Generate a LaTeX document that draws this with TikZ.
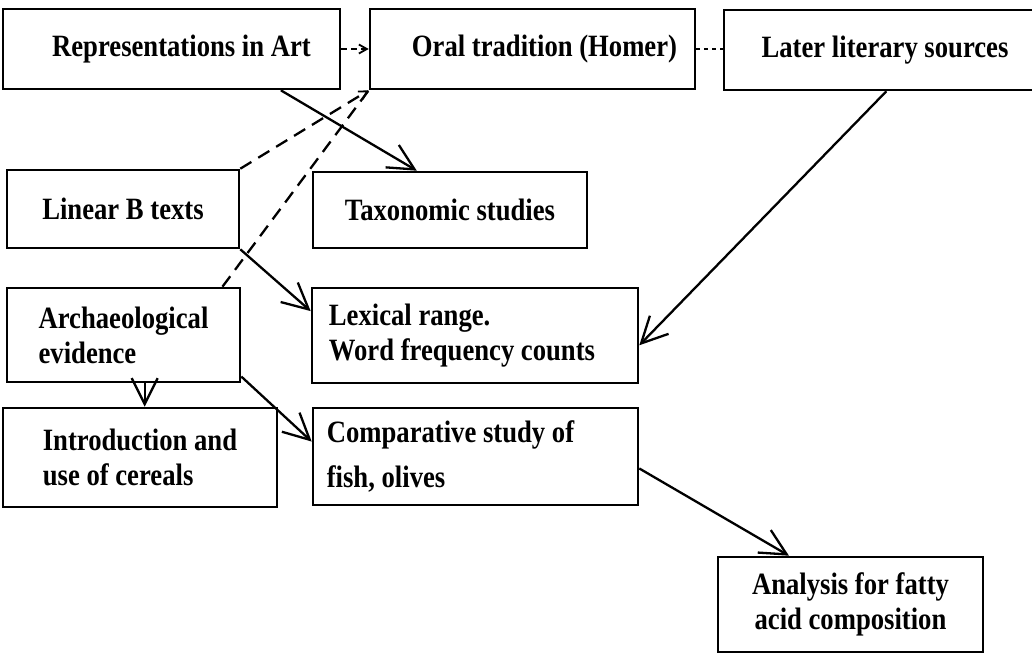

==

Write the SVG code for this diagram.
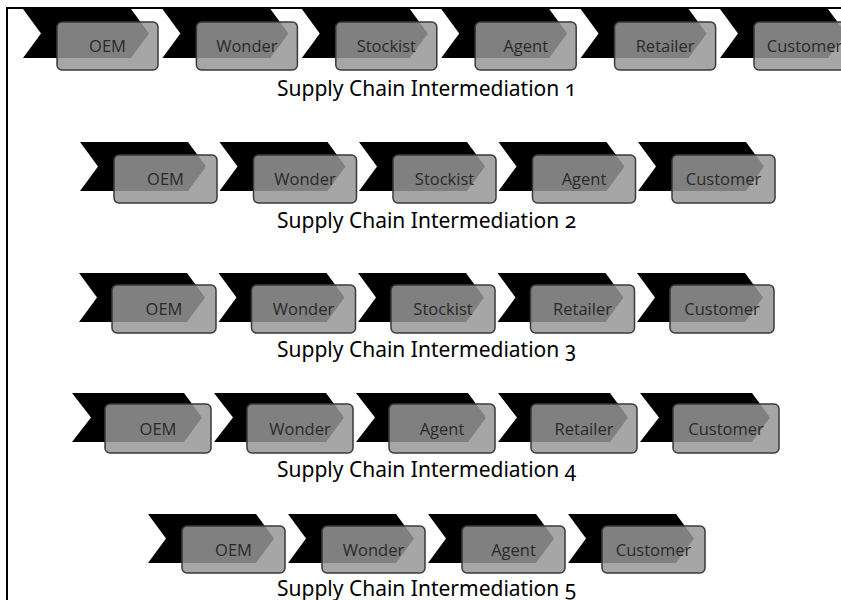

==

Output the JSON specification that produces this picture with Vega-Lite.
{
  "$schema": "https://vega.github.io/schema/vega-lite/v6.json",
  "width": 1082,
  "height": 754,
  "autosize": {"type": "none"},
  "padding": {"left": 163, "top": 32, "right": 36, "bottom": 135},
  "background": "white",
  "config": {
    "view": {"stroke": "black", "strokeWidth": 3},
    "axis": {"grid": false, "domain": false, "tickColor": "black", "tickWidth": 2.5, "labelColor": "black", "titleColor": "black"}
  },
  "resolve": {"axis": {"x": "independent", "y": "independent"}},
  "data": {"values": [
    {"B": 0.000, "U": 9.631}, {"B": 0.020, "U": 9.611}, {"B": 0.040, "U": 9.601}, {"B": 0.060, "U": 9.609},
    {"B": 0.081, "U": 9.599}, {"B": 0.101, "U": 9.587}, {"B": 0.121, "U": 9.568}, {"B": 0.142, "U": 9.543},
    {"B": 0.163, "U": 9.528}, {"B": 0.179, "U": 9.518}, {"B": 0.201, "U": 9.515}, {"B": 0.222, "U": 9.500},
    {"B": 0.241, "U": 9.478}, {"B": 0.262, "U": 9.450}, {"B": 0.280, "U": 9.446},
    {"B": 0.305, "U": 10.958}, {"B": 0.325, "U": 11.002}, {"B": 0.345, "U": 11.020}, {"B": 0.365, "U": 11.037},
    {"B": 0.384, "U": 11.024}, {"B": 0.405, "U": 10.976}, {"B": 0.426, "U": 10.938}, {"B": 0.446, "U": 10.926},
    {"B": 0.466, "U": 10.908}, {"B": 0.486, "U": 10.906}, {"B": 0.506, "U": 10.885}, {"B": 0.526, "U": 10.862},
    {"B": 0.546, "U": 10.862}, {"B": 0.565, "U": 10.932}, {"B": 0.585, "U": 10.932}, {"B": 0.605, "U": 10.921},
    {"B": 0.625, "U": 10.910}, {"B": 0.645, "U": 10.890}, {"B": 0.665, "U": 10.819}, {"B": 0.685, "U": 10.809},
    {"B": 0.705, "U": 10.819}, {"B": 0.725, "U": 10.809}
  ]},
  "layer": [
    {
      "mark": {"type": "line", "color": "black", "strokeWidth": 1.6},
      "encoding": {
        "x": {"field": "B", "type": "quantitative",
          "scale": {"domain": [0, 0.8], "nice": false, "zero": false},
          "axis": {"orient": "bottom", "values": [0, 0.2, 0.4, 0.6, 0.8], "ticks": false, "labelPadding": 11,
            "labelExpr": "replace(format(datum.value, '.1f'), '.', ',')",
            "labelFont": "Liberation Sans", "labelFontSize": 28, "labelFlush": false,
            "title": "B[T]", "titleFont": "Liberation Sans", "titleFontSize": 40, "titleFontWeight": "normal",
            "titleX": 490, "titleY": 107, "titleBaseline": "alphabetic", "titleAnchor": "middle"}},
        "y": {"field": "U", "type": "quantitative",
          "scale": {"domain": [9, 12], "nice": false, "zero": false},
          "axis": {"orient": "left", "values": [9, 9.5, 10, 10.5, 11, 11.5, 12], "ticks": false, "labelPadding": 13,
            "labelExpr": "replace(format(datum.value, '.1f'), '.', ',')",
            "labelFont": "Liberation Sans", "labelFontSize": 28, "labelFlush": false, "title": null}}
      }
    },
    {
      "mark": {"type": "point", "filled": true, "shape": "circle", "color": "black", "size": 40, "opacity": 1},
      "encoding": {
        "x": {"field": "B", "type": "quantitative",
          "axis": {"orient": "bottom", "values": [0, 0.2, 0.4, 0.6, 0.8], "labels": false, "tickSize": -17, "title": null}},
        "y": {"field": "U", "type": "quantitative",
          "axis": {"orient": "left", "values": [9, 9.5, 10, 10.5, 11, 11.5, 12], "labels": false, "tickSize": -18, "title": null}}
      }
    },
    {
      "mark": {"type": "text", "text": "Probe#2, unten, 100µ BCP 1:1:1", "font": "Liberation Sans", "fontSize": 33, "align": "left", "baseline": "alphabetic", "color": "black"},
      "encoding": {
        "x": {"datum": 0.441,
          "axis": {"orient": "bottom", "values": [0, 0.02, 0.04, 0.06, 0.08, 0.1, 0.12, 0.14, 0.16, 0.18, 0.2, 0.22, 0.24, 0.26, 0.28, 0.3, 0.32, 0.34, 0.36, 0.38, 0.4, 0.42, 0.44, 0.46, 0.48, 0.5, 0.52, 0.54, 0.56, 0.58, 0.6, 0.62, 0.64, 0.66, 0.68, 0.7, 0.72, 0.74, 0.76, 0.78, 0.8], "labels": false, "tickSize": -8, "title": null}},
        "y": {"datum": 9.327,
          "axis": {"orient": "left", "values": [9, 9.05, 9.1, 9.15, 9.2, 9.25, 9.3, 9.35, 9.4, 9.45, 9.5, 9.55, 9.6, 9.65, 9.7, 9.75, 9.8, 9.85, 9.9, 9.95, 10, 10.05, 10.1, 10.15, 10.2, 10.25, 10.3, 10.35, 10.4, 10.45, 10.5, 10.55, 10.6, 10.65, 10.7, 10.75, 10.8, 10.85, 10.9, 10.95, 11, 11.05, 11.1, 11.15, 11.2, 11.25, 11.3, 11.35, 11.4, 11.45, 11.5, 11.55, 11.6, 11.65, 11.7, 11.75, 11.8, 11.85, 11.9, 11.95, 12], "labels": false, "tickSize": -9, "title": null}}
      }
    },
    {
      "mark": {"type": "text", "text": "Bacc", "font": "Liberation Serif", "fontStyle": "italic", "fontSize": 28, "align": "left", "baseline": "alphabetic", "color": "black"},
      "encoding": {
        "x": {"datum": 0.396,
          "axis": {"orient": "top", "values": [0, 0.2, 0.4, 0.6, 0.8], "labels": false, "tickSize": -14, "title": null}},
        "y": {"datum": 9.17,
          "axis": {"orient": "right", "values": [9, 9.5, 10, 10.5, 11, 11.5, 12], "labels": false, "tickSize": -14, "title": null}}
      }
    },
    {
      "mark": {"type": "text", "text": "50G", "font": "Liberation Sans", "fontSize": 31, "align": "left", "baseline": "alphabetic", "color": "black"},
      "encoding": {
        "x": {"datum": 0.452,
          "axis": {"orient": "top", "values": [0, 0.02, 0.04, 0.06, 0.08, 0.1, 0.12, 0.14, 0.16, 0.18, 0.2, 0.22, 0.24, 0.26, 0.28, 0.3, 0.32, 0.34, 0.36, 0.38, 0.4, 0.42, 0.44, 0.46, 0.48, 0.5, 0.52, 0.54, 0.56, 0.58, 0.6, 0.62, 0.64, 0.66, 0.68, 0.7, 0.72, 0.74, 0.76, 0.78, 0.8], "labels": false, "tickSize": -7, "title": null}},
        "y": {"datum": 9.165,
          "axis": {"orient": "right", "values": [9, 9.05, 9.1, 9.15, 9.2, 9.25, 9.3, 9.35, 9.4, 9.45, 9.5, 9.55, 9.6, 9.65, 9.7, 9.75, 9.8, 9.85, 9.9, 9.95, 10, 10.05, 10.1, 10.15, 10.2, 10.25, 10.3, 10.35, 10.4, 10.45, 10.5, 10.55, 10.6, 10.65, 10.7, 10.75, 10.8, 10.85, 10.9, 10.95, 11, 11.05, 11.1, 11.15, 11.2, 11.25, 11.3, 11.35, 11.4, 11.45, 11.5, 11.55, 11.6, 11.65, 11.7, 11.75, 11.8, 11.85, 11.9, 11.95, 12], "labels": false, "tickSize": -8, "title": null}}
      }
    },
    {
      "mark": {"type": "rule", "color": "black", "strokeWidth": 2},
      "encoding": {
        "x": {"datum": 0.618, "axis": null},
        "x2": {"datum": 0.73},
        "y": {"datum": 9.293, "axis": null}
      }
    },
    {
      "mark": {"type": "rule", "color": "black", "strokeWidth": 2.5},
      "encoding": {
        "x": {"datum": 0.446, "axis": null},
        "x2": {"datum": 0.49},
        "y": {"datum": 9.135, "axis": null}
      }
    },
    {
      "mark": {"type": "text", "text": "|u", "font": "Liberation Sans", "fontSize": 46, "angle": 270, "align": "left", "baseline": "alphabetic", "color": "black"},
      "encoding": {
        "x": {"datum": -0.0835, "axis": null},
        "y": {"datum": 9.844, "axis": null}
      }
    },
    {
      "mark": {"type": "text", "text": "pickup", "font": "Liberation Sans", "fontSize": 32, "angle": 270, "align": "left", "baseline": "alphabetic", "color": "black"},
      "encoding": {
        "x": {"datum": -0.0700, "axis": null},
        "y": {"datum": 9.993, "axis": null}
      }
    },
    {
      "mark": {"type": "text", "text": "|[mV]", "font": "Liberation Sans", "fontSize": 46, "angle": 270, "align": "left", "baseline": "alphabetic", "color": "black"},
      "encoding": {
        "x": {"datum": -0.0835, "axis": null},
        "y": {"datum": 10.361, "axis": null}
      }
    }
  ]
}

Work required: Take every line containing the word "that" and copy it.

The response:
Generate a LaTeX document that draws this with TikZ.
Output the JSON specification that produces this picture with Vega-Lite.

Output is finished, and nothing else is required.